Interviene Fra Tommaso
Interviene a questo punto direttamente Fra Tommaso, secondo una tecnica che, è bene dirlo subito e per la sola Selva, vive ogni momento della vita terrena di Gesù come se avvenisse sotto i suoi occhi, come se continuamente si svolgesse in una sorta di eterno presente, tanto è alto il grado del suo coinvolgimento estatico: egli, o almeno la sua anima, sono lì, a pochi passi; vedono e ascoltano tutto; «sentono» nella carne e nel cuore i sentimenti e le traversie, i dolori così come le rare gioie. Interviene, dunque, ed esorta i Magi: «Così dirò a voi, o regi, bisogna partirsi, perché, se Erode saperà ove è nato questo putino, lo farà morire» (Selva, 162). E i gran re sembrano rispondere alla sollecitazione, tanto che si mettono celermente sulla strada del ritorno, pur dopo un viaggio tanto lungo.
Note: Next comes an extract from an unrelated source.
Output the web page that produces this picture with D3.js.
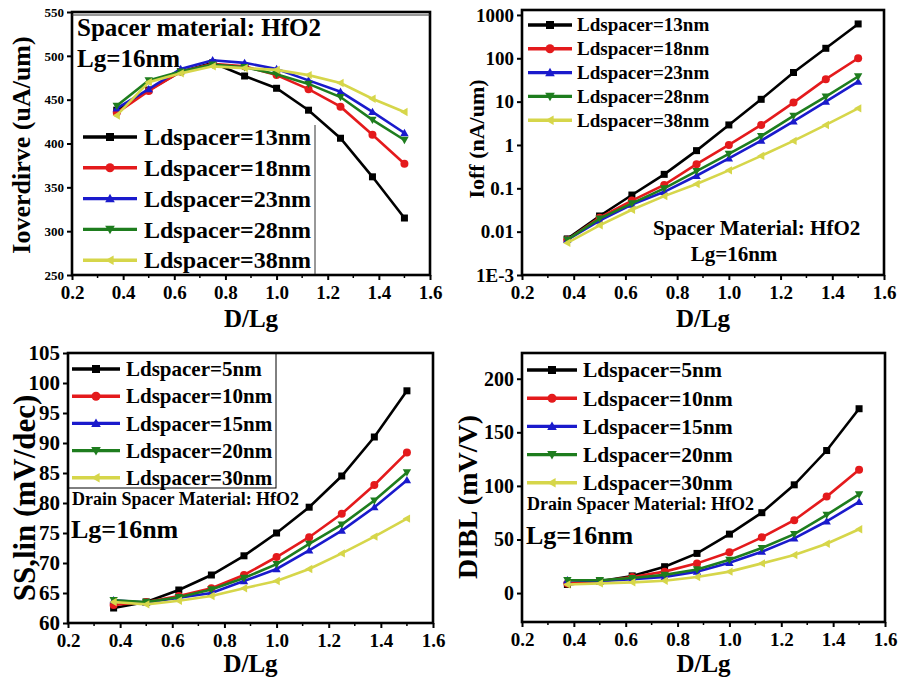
<!DOCTYPE html>
<html><head><meta charset="utf-8">
<script src="https://cdn.jsdelivr.net/npm/d3@7"></script>
<style>body{margin:0;background:#fff}svg{display:block}text{font-family:"Liberation Serif","DejaVu Serif",serif;font-weight:bold}</style>
</head><body><svg id="c" width="898" height="682"></svg>
<script>
const xVals = [0.375,0.5,0.625,0.75,0.875,1.0,1.125,1.25,1.375,1.5];
const xTicks = [0.2,0.4,0.6,0.8,1.0,1.2,1.4,1.6];
const colors = ["#000000","#e41a1c","#1a1acc","#1e7d1e","#d6d64a"];
const symbols = ["square","circle","triUp","triDown","triLeft"];

// Panel 1: Ioverdrive
const p1Labels = ["Ldspacer=13nm","Ldspacer=18nm","Ldspacer=23nm","Ldspacer=28nm","Ldspacer=38nm"];
const p1Ticks = [250,300,350,400,450,500,550];
const p1_13 = [438,461,482,492,477,463,438,406,362,315];
const p1_18 = [435,460,482,491,488,478,462,442,410,377];
const p1_23 = [440,462,485,495,492,485,472,459,436,412];
const p1_28 = [443,472,482,490,487,479,468,453,427,404];
const p1_38 = [432,470,480,488,486,484,478,469,451,436];

// Panel 2: Ioff (log)
const p2Labels = ["Ldspacer=13nm","Ldspacer=18nm","Ldspacer=23nm","Ldspacer=28nm","Ldspacer=38nm"];
const p2Ticks = [0.001,0.01,0.1,1,10,100,1000];
const p2TickLabels = ["1E-3","0.01","0.1","1","10","100","1000"];
const p2_13 = [0.0068,0.023,0.07,0.21,0.74,2.9,11.3,47,170,620];
const p2_18 = [0.0065,0.021,0.052,0.12,0.36,1.0,2.9,9.5,33,100];
const p2_23 = [0.0065,0.018,0.042,0.083,0.195,0.49,1.26,3.5,10,29];
const p2_28 = [0.0065,0.02,0.045,0.1,0.25,0.62,1.6,4.7,13,38];
const p2_38 = [0.0055,0.014,0.032,0.066,0.126,0.26,0.56,1.24,2.9,7];

// Panel 3: SS,lin
const p3Labels = ["Ldspacer=5nm","Ldspacer=10nm","Ldspacer=15nm","Ldspacer=20nm","Ldspacer=30nm"];
const p3Ticks = [60,65,70,75,80,85,90,95,100,105];
const p3_5 = [62.5,63.5,65.5,68.0,71.2,75.0,79.3,84.5,91.0,98.7];
const p3_10 = [63.0,63.5,64.5,65.8,68.0,71.0,74.3,78.2,83.0,88.4];
const p3_15 = [63.8,63.4,64.2,65.0,67.0,69.0,72.1,75.4,79.3,83.8];
const p3_20 = [63.8,63.5,64.3,65.6,67.5,69.8,73.2,76.4,80.4,85.1];
const p3_30 = [63.5,63.1,63.7,64.5,65.8,67.0,69.0,71.6,74.4,77.4];

// Panel 4: DIBL
const p4Labels = ["Ldspacer=5nm","Ldspacer=10nm","Ldspacer=15nm","Ldspacer=20nm","Ldspacer=30nm"];
const p4Ticks = [0,50,100,150,200];
const p4_5 = [8,11,16,24.6,37,55,75,101,133,172];
const p4_10 = [9,11,15,20,27.7,38,52,68,90,115];
const p4_15 = [12,11,13,15,20,28.3,38.6,51,67,85];
const p4_20 = [12,12,14,17,22,31,42,55,73,92];
const p4_30 = [8,9,10,11.5,15,20,27.7,35.5,46,59.5];

const svg = d3.select("#c");

function marker(g, sym, x, y, color, s) {
  let path;
  const h = s;
  if (sym === "square") { g.append("rect").attr("x",x-s/2).attr("y",y-s/2).attr("width",s).attr("height",s).attr("fill",color); return; }
  if (sym === "circle") { g.append("circle").attr("cx",x).attr("cy",y).attr("r",s/2+0.5).attr("fill",color); return; }
  if (sym === "triUp") path = `M${x},${y-h*0.6}L${x+h*0.6},${y+h*0.45}L${x-h*0.6},${y+h*0.45}Z`;
  if (sym === "triDown") path = `M${x},${y+h*0.6}L${x+h*0.6},${y-h*0.45}L${x-h*0.6},${y-h*0.45}Z`;
  if (sym === "triLeft") path = `M${x-h*0.6},${y}L${x+h*0.45},${y-h*0.6}L${x+h*0.45},${y+h*0.6}Z`;
  g.append("path").attr("d",path).attr("fill",color);
}

function panel(cfg) {
  const g = svg.append("g");
  const x = d3.scaleLinear().domain([0.2,1.6]).range([cfg.left,cfg.right]);
  const y = cfg.y;
  // series
  const line = d3.line().x((d,i)=>x(xVals[i])).y(d=>y(d));
  cfg.series.forEach((s,k)=>{
    g.append("path").attr("d",line(s)).attr("fill","none").attr("stroke",colors[k]).attr("stroke-width",cfg.lw||2.6);
    s.forEach((v,i)=>marker(g,symbols[k],x(xVals[i]),y(v),colors[k],cfg.ms||7));
  });
  // axes
  const xa = g.append("g").attr("transform",`translate(0,${cfg.bottom})`)
    .call(d3.axisBottom(x).tickValues(xTicks).tickFormat(d3.format(".1f")).tickSizeInner(5).tickSizeOuter(0).tickPadding(6));
  xa.select(".domain").remove();
  xa.selectAll("line").attr("stroke-width",2);
  xa.selectAll("text").attr("font-size",cfg.xfs||19).attr("fill","#000").attr("font-family","Liberation Serif").attr("font-weight","bold");
  const minors = d3.range(0.3,1.6,0.2);
  g.selectAll(null).data(minors).enter().append("line")
    .attr("x1",d=>x(d)).attr("x2",d=>x(d)).attr("y1",cfg.bottom).attr("y2",cfg.bottom+3).attr("stroke","#000").attr("stroke-width",1.5);
  const ya = g.append("g").attr("transform",`translate(${cfg.left},0)`)
    .call(d3.axisLeft(y).tickValues(cfg.yTicks).tickFormat((d,i)=>cfg.yTickLabels?cfg.yTickLabels[i]:d).tickSizeInner(5).tickSizeOuter(0).tickPadding(3));
  ya.select(".domain").remove();
  ya.selectAll("line").attr("stroke-width",2);
  ya.selectAll("text").attr("font-size",cfg.yfs).attr("fill","#000").attr("font-family","Liberation Serif").attr("font-weight","bold");
  // frame
  g.append("rect").attr("x",cfg.left).attr("y",cfg.top).attr("width",cfg.right-cfg.left).attr("height",cfg.bottom-cfg.top)
    .attr("fill","none").attr("stroke","#000").attr("stroke-width",2.6);
  // axis labels
  g.append("text").attr("x",(cfg.left+cfg.right)/2).attr("y",cfg.xlabY).attr("text-anchor","middle").attr("font-size",25).text("D/Lg");
  g.append("text").attr("transform",`translate(${cfg.ylabX},${cfg.ylabY}) rotate(-90)`).attr("text-anchor","middle")
    .attr("font-size",cfg.ylabFs).text(cfg.ylab);
  // legend
  const L = cfg.legend;
  cfg.labels.forEach((lab,k)=>{
    const yy = L.y + k*L.dy;
    g.append("line").attr("x1",L.x1).attr("x2",L.x2).attr("y1",yy).attr("y2",yy).attr("stroke",colors[k]).attr("stroke-width",cfg.lw? cfg.lw+0.8:3.4);
    marker(g,symbols[k],(L.x1+L.x2)/2,yy,colors[k],(cfg.ms||7)+1);
    g.append("text").attr("x",L.tx).attr("y",yy).attr("dy","0.34em").attr("font-size",L.fs).text(lab);
  });
  (cfg.notes||[]).forEach(n=>{
    g.append("text").attr("x",n.x).attr("y",n.y).attr("font-size",n.fs).attr("text-anchor",n.anchor||"start").text(n.t);
  });
  return g;
}

// Panel 1
const g1 = panel({left:72,right:430,top:12,bottom:275,
  y:d3.scaleLinear().domain([250,550]).range([275,12]), yTicks:p1Ticks, yfs:13,
  series:[p1_13,p1_18,p1_23,p1_28,p1_38], labels:p1Labels,
  xlabY:327, ylab:"Ioverdirve (uA/um)", ylabX:30, ylabY:145, ylabFs:26,
  legend:{x1:83,x2:137,tx:144,y:137,dy:30.8,fs:24},
  notes:[{x:77,y:36,fs:25,t:"Spacer material: HfO2"},{x:77,y:67,fs:25,t:"Lg=16nm"}]});
g1.append("line").attr("x1",315).attr("x2",315).attr("y1",125).attr("y2",274).attr("stroke","#333").attr("stroke-width",1);
g1.append("line").attr("x1",72).attr("x2",430).attr("y1",15).attr("y2",15).attr("stroke","#333").attr("stroke-width",1);

// Panel 2
panel({left:522,right:884,top:10,bottom:275,
  y:d3.scaleLog().domain([0.001,1300]).range([275,10]), yTicks:p2Ticks, yTickLabels:p2TickLabels, yfs:19,
  series:[p2_13,p2_18,p2_23,p2_28,p2_38], labels:p2Labels,
  xlabY:327, ylab:"Ioff (nA/um)", ylabX:484, ylabY:139, ylabFs:22,
  legend:{x1:528,x2:572,tx:577,y:25,dy:23.8,fs:19},
  notes:[{x:653,y:235,fs:21,t:"Spacer Material: HfO2"},{x:734,y:261,fs:21,anchor:"middle",t:"Lg=16nm"}]});

// Panel 3
const g3 = panel({left:68,right:433,top:353,bottom:623,
  y:d3.scaleLinear().domain([60,105]).range([623,353]), yTicks:p3Ticks, yfs:21,
  series:[p3_5,p3_10,p3_15,p3_20,p3_30], labels:p3Labels,
  xlabY:672, ylab:"SS,lin (mV/dec)", ylabX:35, ylabY:498, ylabFs:31,
  legend:{x1:72,x2:120,tx:126,y:369,dy:27.2,fs:21},
  notes:[{x:72,y:505,fs:18,t:"Drain Spacer Material: HfO2"},{x:71,y:538,fs:26,t:"Lg=16nm"}]});
g3.append("rect").attr("x",68).attr("y",353).attr("width",208).attr("height",135).attr("fill","none").attr("stroke","#000").attr("stroke-width",1);

// Panel 4
panel({left:522,right:885,top:353,bottom:622,
  y:d3.scaleLinear().domain([-27,224]).range([622,353]), yTicks:p4Ticks, yfs:20,
  series:[p4_5,p4_10,p4_15,p4_20,p4_30], labels:p4Labels,
  xlabY:672, ylab:"DIBL (mV/V)", ylabX:477, ylabY:497, ylabFs:28,
  legend:{x1:527,x2:577,tx:583,y:370,dy:28.2,fs:21.5},
  notes:[{x:527,y:510,fs:18,t:"Drain Spacer Material: HfO2"},{x:526,y:544,fs:26,t:"Lg=16nm"}]});
</script></body></html>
Un’osservazione non sarà forse inutile: il nostro Fra Tommaso parla sempre di «stella tutta fiammeggiante», sia nel guidare i Magi nell’interminabile itinerario di andata, che in quello di ritorno, riprendendo, dunque, Mt 2,2 e 2,9-10, ma lo fa in un tempo, l’inizio del XVII secolo, in cui ormai da trecento anni si raffigurava invece una cometa, forse a partire proprio da quella dipinta da Giotto nella Adorazione dei Magi, sui muri della cappella degli Scrovegni, a Padova, e che è difficile immaginare il nostro Tommaso non abbia visto, essendo stato portinaio del convento di quella città a partire dal 1618 e, anzi, essendoci forti probabilità che proprio lì egli abbia scritto o, almeno, ideato una parte di Selva di contemplazione.